For Wilco’s ‘99 tour, loading a cumbersome and fragile vintage Mellotron onto the stage was never seriously discussed, and today Stirratt laughs heartily at the idea. “Can you imagine the tech support? Oh my god, what a nightmare driving over highways [with a Mellotron] in the back of a semi!” Though today modern and relatively compact digital-age Mellotrons have solved that problem, at the tail end of the ‘90s, keyboards hadn’t yet risen to the task of re-creating its signature sounds. “I think that we didn’t really have a [proper] Mellotron sound on stage until 2000 or 2001,” Stirratt says.

He concedes that when Summerteeth was being made, little thought was given to the mechanics of how the songs would eventually be played live onstage. “It does sort of cross our minds when we’re in the latter parts of the tracking,” Stirratt says. “There is thought put into it, but I don’t think there was a slavish idea to cover everything.” He points out that for Wilco, the pace of creating moves so quickly that there’s rarely time for such considerations.
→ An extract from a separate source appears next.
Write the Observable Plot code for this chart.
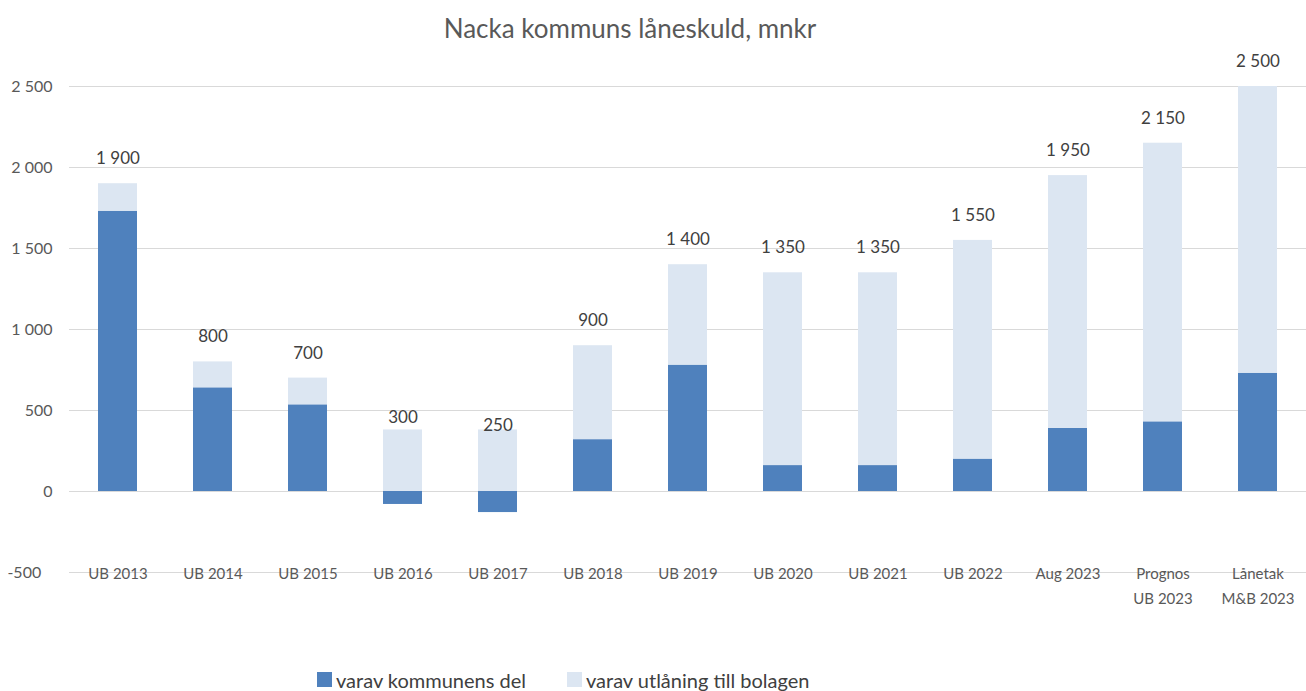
<!DOCTYPE html>
<html>
<head>
<meta charset="utf-8">
<script src="https://cdn.jsdelivr.net/npm/d3@7"></script>
<script src="https://cdn.jsdelivr.net/npm/@observablehq/plot@0.6"></script>
<style>
  html, body { margin: 0; padding: 0; background: #fff; }
  body { width: 1306px; height: 691px; overflow: hidden; font-family: Lato, "Open Sans", sans-serif; }
  #title { height: 44px; padding-top: 6px; line-height: 44px; font-size: 26px; color: #595959; text-align: center; padding-right: 46px; }
  #chart svg { display: block; overflow: visible; }
  #legend { height: 61px; box-sizing: border-box; padding-top: 38px; padding-left: 317px; line-height: 24px; font-size: 20px; color: #404040; display: flex; align-items: center; white-space: nowrap; }
  .sw { display: inline-block; width: 15px; height: 15px; margin-right: 4px; }
  .item { display: flex; align-items: center; margin-right: 41px; }
</style>
</head>
<body>
<div id="title">Nacka kommuns låneskuld, mnkr</div>
<div id="chart"></div>
<div id="legend"></div>
<script>
const categories = ["UB 2013", "UB 2014", "UB 2015", "UB 2016", "UB 2017", "UB 2018", "UB 2019", "UB 2020", "UB 2021", "UB 2022", "Aug 2023", "Prognos\nUB 2023", "Lånetak\nM&B 2023"];
const totals = [1900, 800, 700, 300, 250, 900, 1400, 1350, 1350, 1550, 1950, 2150, 2500];
const kommunensDel = [1730, 640, 535, -80, -130, 320, 780, 160, 160, 200, 390, 430, 730];
const utlaningBolagen = [170, 160, 165, 380, 380, 580, 620, 1190, 1190, 1350, 1560, 1720, 1770];
const seriesNames = ["varav kommunens del", "varav utlåning till bolagen"];
const seriesColors = ["#4f81bd", "#dce6f2"];
const yTicks = [-500, 0, 500, 1000, 1500, 2000, 2500];

const locale = d3.formatLocale({decimal: ",", thousands: "\u00a0", grouping: [3], currency: ["", ""], minus: "-"});
const fmt = locale.format(",");

const rows = [];
categories.forEach((c, i) => {
  rows.push({cat: c, series: seriesNames[0], value: kommunensDel[i]});
  rows.push({cat: c, series: seriesNames[1], value: utlaningBolagen[i]});
});
const totalRows = categories.map((c, i) => ({cat: c, total: totals[i]}));

const chart = Plot.plot({
  width: 1306,
  height: 580,
  marginTop: 36,
  marginBottom: 58,
  marginLeft: 69,
  marginRight: 0,
  style: {fontFamily: "Lato, 'Open Sans', sans-serif", background: "white"},
  x: {domain: categories, paddingInner: 0.59, paddingOuter: 0.295, axis: null},
  y: {domain: [-500, 2500], axis: null},
  color: {domain: seriesNames, range: seriesColors},
  marks: [
    Plot.gridY(yTicks, {stroke: "#d9d9d9", strokeOpacity: 1, strokeWidth: 1}),
    Plot.axisY(yTicks, {
      tickSize: 0, tickPadding: 17, fontSize: 16, color: "#595959",
      tickFormat: d => d < 0 ? fmt(d) + "\u2007\u2009" : fmt(d)
    }),
    Plot.barY(rows, {x: "cat", y: "value", fill: "series", order: seriesNames}),
    Plot.text(totalRows, {x: "cat", y: "total", text: d => fmt(d.total), dy: -25, fontSize: 17, fill: "#404040"}),
    Plot.text(categories, {x: d => d, y: () => -500, text: d => d, lineAnchor: "top", dy: -11, lineHeight: 1.67, fontSize: 15, fill: "#595959"})
  ]
});
document.getElementById("chart").appendChild(chart);

const legend = document.getElementById("legend");
seriesNames.forEach((s, i) => {
  const item = document.createElement("span");
  item.className = "item";
  const sw = document.createElement("span");
  sw.className = "sw";
  sw.style.background = seriesColors[i];
  item.appendChild(sw);
  item.appendChild(document.createTextNode(s));
  legend.appendChild(item);
});
</script>
</body>
</html>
“We were just making records so fast,” the bassist says. “We were doing the best we could at the time.” And as Summerteeth – both in its original configuration and on the new expanded set – makes plain, the group did quite well. Naming the album as a personal favorite, Stirratt sums up Wilco’s Summerteeth succinctly: “When you go into the studio confidently like [we did], things tend to happen.”